**Information supplied**
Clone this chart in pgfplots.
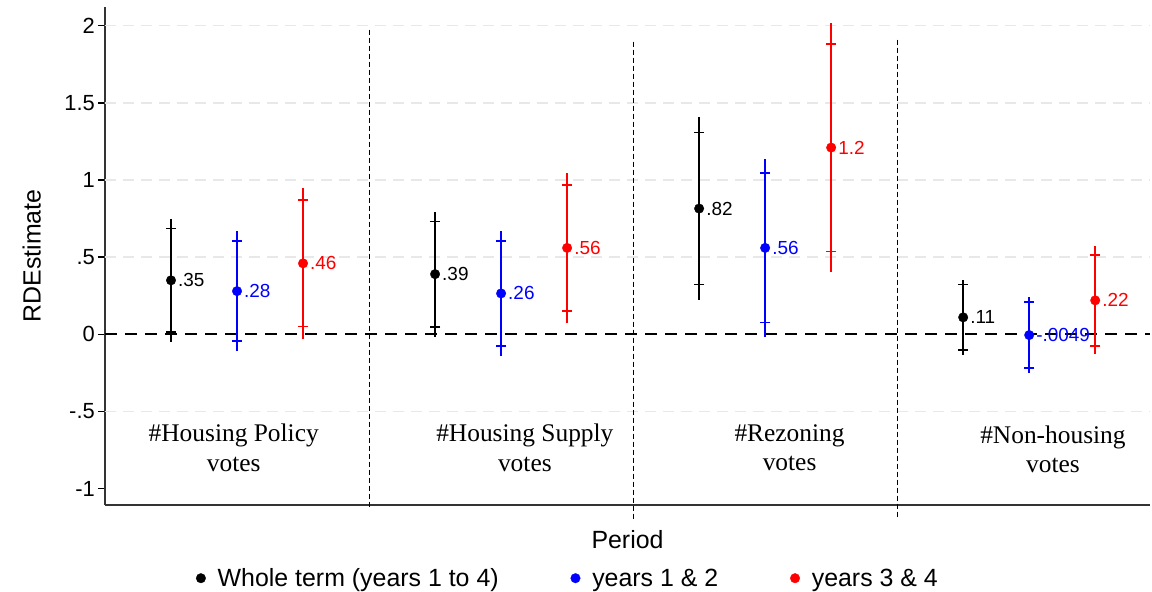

* * *

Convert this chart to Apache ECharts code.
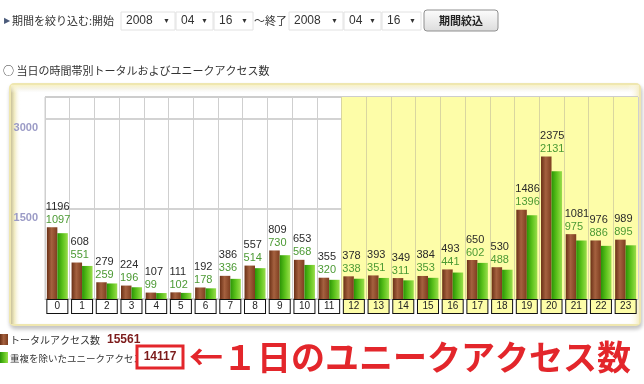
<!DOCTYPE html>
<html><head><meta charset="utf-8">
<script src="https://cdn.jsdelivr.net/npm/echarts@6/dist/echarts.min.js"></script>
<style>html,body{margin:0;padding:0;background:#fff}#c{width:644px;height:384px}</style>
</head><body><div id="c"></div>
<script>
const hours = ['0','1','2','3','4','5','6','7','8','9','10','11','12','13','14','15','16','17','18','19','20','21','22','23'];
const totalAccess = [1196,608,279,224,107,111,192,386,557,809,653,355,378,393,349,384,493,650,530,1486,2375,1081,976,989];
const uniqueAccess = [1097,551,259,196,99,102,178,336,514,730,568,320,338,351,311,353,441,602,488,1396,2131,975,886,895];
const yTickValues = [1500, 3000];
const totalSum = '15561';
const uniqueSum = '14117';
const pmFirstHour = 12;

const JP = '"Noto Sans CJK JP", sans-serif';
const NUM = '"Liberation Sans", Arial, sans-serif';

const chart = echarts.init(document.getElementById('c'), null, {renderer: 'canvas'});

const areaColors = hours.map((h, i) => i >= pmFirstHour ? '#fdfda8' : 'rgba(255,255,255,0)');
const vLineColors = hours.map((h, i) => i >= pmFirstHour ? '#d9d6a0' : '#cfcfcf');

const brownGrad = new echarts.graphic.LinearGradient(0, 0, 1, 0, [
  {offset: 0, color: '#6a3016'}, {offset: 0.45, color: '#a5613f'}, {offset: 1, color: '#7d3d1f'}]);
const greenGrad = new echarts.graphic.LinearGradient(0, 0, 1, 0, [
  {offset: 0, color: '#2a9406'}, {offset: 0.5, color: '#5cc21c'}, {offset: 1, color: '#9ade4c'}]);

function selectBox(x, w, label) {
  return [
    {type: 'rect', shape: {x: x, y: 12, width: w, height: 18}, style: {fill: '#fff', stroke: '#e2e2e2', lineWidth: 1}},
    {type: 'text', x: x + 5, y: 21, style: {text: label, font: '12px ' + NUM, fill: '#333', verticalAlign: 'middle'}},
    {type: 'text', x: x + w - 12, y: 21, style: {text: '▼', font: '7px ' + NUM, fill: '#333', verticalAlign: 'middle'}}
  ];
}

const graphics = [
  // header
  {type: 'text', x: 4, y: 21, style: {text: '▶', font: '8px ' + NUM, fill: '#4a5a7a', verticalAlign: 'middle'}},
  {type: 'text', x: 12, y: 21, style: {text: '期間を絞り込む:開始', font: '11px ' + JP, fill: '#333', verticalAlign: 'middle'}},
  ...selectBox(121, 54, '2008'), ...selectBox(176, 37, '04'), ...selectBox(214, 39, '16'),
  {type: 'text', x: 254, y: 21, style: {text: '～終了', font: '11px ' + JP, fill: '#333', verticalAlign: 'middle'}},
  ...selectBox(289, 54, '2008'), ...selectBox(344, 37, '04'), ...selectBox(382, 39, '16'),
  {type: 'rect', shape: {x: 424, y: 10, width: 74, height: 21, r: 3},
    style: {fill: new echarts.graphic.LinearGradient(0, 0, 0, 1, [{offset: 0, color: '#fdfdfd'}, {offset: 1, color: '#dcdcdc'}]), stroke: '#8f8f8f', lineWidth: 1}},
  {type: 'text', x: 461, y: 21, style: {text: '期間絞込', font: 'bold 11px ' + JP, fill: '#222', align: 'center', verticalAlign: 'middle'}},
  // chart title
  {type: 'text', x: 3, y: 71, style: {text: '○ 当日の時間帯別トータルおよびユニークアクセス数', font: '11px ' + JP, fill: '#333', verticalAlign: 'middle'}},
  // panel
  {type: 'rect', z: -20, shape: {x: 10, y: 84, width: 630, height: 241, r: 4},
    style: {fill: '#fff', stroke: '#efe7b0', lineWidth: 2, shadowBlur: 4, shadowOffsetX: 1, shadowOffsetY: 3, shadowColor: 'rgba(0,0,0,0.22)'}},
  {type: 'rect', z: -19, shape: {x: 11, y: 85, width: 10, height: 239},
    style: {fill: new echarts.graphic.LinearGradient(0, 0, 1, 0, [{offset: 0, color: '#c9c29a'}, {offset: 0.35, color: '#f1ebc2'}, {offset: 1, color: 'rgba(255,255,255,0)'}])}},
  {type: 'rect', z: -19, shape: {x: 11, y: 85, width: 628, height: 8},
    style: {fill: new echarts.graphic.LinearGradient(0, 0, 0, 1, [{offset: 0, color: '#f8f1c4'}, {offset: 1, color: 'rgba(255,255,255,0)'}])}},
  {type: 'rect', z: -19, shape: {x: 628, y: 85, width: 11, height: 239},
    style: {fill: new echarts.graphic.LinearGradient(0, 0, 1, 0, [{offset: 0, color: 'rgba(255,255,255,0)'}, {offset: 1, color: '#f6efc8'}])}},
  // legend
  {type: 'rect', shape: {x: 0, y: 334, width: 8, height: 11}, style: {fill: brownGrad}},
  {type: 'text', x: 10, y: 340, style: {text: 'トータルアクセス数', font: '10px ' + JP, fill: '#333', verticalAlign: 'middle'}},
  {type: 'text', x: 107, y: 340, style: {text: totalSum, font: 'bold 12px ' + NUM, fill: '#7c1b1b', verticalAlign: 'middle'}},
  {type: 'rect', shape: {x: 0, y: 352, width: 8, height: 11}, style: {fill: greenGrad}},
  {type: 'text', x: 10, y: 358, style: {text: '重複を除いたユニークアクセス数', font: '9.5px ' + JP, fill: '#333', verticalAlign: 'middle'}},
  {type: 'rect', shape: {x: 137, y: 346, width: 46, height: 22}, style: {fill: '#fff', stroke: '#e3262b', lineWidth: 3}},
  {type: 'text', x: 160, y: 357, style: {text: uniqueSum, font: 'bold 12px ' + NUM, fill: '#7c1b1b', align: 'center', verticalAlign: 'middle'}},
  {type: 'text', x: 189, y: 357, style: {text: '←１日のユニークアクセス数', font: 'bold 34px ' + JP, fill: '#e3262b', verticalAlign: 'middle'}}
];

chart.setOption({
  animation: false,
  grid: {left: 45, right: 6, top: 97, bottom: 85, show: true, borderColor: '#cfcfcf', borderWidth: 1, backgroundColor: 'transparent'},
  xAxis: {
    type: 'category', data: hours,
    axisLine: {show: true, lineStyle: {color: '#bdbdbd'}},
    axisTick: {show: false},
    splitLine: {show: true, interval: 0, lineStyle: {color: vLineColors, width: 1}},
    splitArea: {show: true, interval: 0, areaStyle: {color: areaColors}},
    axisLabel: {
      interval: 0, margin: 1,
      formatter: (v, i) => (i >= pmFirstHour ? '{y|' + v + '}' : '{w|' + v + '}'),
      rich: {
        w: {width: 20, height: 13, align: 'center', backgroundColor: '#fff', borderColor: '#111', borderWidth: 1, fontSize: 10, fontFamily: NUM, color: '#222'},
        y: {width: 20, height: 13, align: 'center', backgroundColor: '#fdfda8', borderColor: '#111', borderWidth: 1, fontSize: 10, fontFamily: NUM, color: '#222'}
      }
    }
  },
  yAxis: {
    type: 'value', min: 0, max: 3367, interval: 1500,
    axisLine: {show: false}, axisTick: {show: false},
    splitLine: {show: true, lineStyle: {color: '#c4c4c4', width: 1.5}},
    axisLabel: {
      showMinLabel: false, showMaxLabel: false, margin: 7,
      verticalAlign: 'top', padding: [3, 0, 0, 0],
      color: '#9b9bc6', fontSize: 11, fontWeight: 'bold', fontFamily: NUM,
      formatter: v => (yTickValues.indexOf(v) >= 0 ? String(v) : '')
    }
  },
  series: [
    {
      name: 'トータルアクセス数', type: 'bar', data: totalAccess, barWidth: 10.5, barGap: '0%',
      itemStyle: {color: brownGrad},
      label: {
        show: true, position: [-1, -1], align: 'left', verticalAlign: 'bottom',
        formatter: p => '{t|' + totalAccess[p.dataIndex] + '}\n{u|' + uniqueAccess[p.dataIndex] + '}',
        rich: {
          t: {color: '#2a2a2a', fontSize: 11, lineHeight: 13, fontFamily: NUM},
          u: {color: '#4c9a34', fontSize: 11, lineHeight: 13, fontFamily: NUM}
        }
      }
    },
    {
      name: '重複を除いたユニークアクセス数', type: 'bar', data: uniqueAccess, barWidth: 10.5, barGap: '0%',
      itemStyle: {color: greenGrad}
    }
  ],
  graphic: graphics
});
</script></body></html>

**Brief**
Answer with a single number: the count of lines holding the word "this".

**Full response**
2